Tents provided for shelter before start of Boston Marathon were puddled.
I enjoyed a short but rare visit with one of my favoritie of my husband’s many cousins, Tanya, at her home in Westport. She put together a perfect Greek lunch for her friend and I while the three of us sat around her kitchen counter and yakked. It is an innate talent women are born with and delight in.
I had dinner with my friend later that night back in town the night before the race when service was slow because of all the marathoners in town but conversation flowed and it didn’t matter. The wind and rain flipped my umbrella inside-out as we made our way to the trolley afterwards. So this was a nor-easter. The trolley was warm inside and people a whole lot friendlier than on a New York subway. When I hopped off to walk back to my hotel I eavesdropped on this young guy trying to appeal to two cops to please check with his friends over in the bookstore that he was, in fact, an accomplished climber and climbs tall structures all the time. The cops stood there shifting their weight from one leg to the other. I tried to get a good look at the nut without seeming too obvious. Unfortunately, I guess I missed a good performance on the side of some building.

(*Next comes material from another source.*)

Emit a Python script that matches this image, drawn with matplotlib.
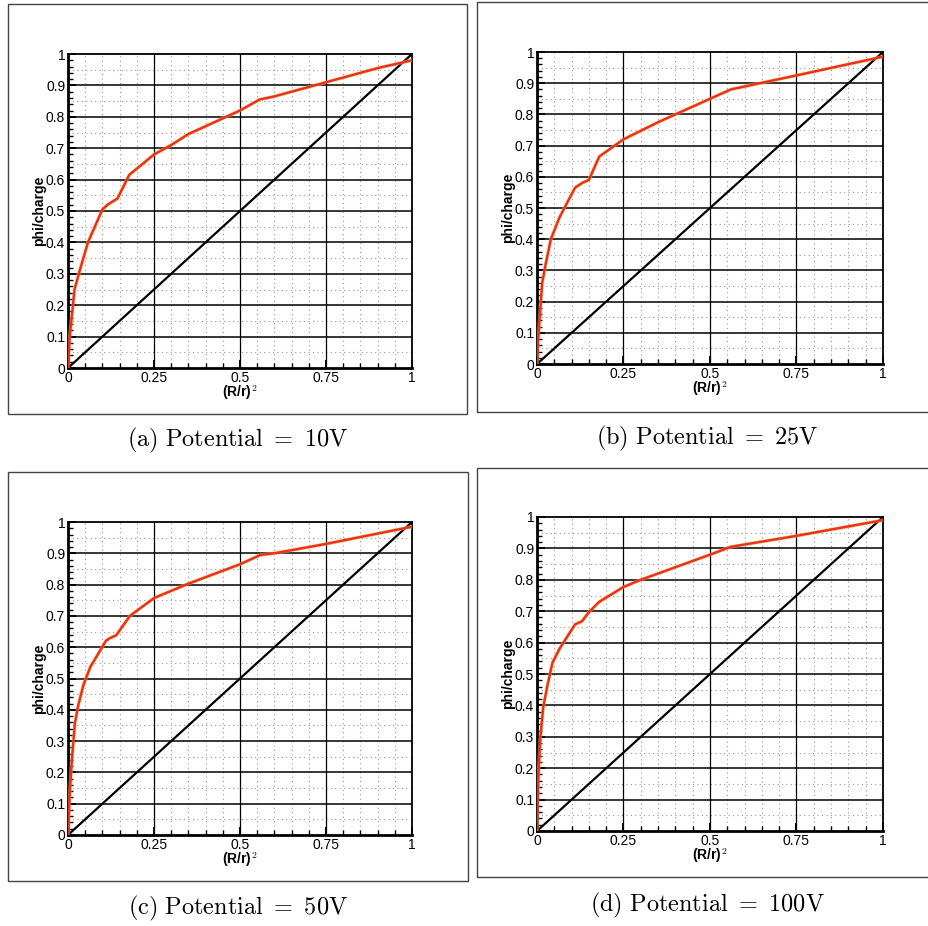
import matplotlib.pyplot as plt
import matplotlib.ticker as mticker
from matplotlib.patches import Rectangle

# phi/charge vs (R/r)^2 for four potentials
x_10 = [0, 0.005, 0.014, 0.019, 0.034, 0.058, 0.10, 0.115, 0.144, 0.178, 0.25,
        0.30, 0.35, 0.45, 0.50, 0.557, 0.60, 0.75, 0.90, 1.0]
y_10 = [0, 0.10, 0.196, 0.25, 0.31, 0.40, 0.505, 0.52, 0.54, 0.615, 0.68,
        0.71, 0.745, 0.795, 0.82, 0.855, 0.865, 0.91, 0.955, 0.98]

x_25 = [0, 0.003, 0.008, 0.015, 0.025, 0.04, 0.065, 0.11, 0.13, 0.15, 0.18,
        0.25, 0.35, 0.50, 0.56, 0.75, 1.0]
y_25 = [0, 0.07, 0.15, 0.26, 0.32, 0.40, 0.47, 0.565, 0.58, 0.59, 0.665,
        0.72, 0.775, 0.85, 0.88, 0.925, 0.985]

x_50 = [0, 0.003, 0.006, 0.012, 0.02, 0.03, 0.045, 0.065, 0.11, 0.12, 0.14,
        0.18, 0.25, 0.35, 0.50, 0.56, 0.60, 0.75, 1.0]
y_50 = [0, 0.08, 0.15, 0.25, 0.357, 0.415, 0.48, 0.537, 0.62, 0.628, 0.638,
        0.70, 0.757, 0.803, 0.865, 0.895, 0.90, 0.93, 0.985]

x_100 = [0, 0.002, 0.005, 0.01, 0.018, 0.03, 0.045, 0.065, 0.11, 0.13, 0.15,
         0.18, 0.25, 0.30, 0.50, 0.56, 0.75, 1.0]
y_100 = [0, 0.10, 0.20, 0.30, 0.394, 0.463, 0.537, 0.58, 0.658, 0.668, 0.697,
         0.73, 0.777, 0.80, 0.88, 0.905, 0.94, 0.99]

ref_x = [0, 1]
ref_y = [0, 1]

captions = ['(a)\\ Potential\\ =\\ 10V', '(b)\\ Potential\\ =\\ 25V',
            '(c)\\ Potential\\ =\\ 50V', '(d)\\ Potential\\ =\\ 100V']
xtick_labels = ['0', '0.25', '0.5', '0.75', '1']
ytick_labels = ['0', '0.1', '0.2', '0.3', '0.4', '0.5', '0.6', '0.7', '0.8', '0.9', '1']

plt.rcParams['font.family'] = ['Liberation Sans', 'DejaVu Sans']
plt.rcParams['mathtext.fontset'] = 'cm'

W, H = 929, 926
fig = plt.figure(figsize=(W / 100, H / 100), dpi=100)

# pixel boxes: axes (left, right, top, bottom), frame (left, right, top, bottom), caption (cx, cy)
panels = [
    ((68, 412, 54, 368), (8, 467, 4, 414), (238, 440), x_10, y_10),
    ((537, 883, 52, 364), (477, 940, 2, 412), (707, 438), x_25, y_25),
    ((68, 412, 522, 835), (8, 468, 472, 881), (238, 908), x_50, y_50),
    ((537, 883, 517, 831), (477, 940, 468, 877), (707, 905), x_100, y_100),
]


def fx(px):
    return px / W


def fy(py):
    return 1 - py / H


for i, (abox, fbox, cap, xs, ys) in enumerate(panels):
    l, r, t, b = abox
    ax = fig.add_axes([fx(l), fy(b), (r - l) / W, (b - t) / H])

    # outer frame around the panel
    fl, fr, ft, fb = fbox
    fig.patches.append(Rectangle((fx(fl), fy(fb)), (fr - fl) / W, (fb - ft) / H,
                                 transform=fig.transFigure, fill=False,
                                 edgecolor='#444444', linewidth=1.0))

    ax.set_xlim(0, 1)
    ax.set_ylim(0, 1)
    ax.xaxis.set_major_locator(mticker.FixedLocator([0, 0.25, 0.5, 0.75, 1]))
    ax.xaxis.set_major_formatter(mticker.FixedFormatter(xtick_labels))
    ax.yaxis.set_major_locator(mticker.FixedLocator([k / 10 for k in range(11)]))
    ax.yaxis.set_major_formatter(mticker.FixedFormatter(ytick_labels))
    ax.xaxis.set_minor_locator(mticker.MultipleLocator(0.05))
    ax.yaxis.set_minor_locator(mticker.MultipleLocator(0.02))

    # grid: solid majors, dotted gray at the 0.05 marks
    for v in [0.25, 0.5, 0.75]:
        ax.axvline(v, color='black', linewidth=0.9, zorder=1)
    for v in [k / 10 for k in range(1, 10)]:
        ax.axhline(v, color='black', linewidth=1.1, zorder=1)
    for v in [k * 0.05 for k in range(1, 20)]:
        if abs(v * 4 - round(v * 4)) > 1e-6:
            ax.axvline(v, color='#999999', linewidth=0.8, linestyle=(0, (1, 3)), zorder=0.5)
        if abs(v * 10 - round(v * 10)) > 1e-6:
            ax.axhline(v, color='#999999', linewidth=0.8, linestyle=(0, (1, 3)), zorder=0.5)

    ax.plot(ref_x, ref_y, color='black', linewidth=1.6, zorder=3)
    ax.plot(xs, ys, color='#f4b030', linewidth=2.6, zorder=3.5, alpha=0.6)
    ax.plot(xs, ys, color='#ea2f22', linewidth=1.7, zorder=4)

    ax.tick_params(which='both', direction='in', top=False, right=False,
                   labelsize=10, pad=2)
    ax.tick_params(which='major', length=6, width=1.4)
    ax.tick_params(which='minor', length=3.5, width=1.0)
    for s in ['left', 'bottom']:
        ax.spines[s].set_linewidth(2.0)
    for s in ['top', 'right']:
        ax.spines[s].set_linewidth(1.3)

    ax.set_ylabel('phi/charge', fontsize=10, fontweight='bold', labelpad=0)
    ax.set_xlabel('(R/r)$^\\mathbf{2}$', fontsize=10, fontweight='bold', labelpad=-1)

    fig.text(fx(cap[0]), fy(cap[1]), '$\\mathrm{' + captions[i] + '}$',
             ha='center', va='center', fontsize=17.5)

plt.savefig('out.png', dpi=100)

Later when my flight home was canceled I had the huge fortune to be stranded with my friend, Farouk, who was on the same flight. A day in rainy, cold Boston is better done as two or more than as one.
Farouk and I began our tour of damp Boston with a man on the sidewalk who had just gotten out of jail. The three of us walked for a bit in amiable conversation before Farouk and I learned of our new friend’s recent whereabouts, at which point we found ourselves stuck with this new companion and his sudden interesting history. And, yet, he was charming if not a little needy and with nowhere in the world to go on that day. It was just him and his black plastic bag of things clutched to his chest. If my father ever reads this, which I’m sure he won’t, then he’ll certainly have his usual to say to me, “Stephanie, can I just say something?” (Meaning, can I offer loads of unsolicited opinion about how you live your life in clear and imminent danger?)
After politely ditching the ex-con, Farouk and I spent the afternoon eating and poking around Faneuil Hall among a crowd that appeared to be in a similar situation to us: limbo. Quite a few marathoners were present, stiff and wobbly, though otherwise fulfilled.
I tell you, it was not a bad way to spend a few days. I am certainly wondering when I can do it again.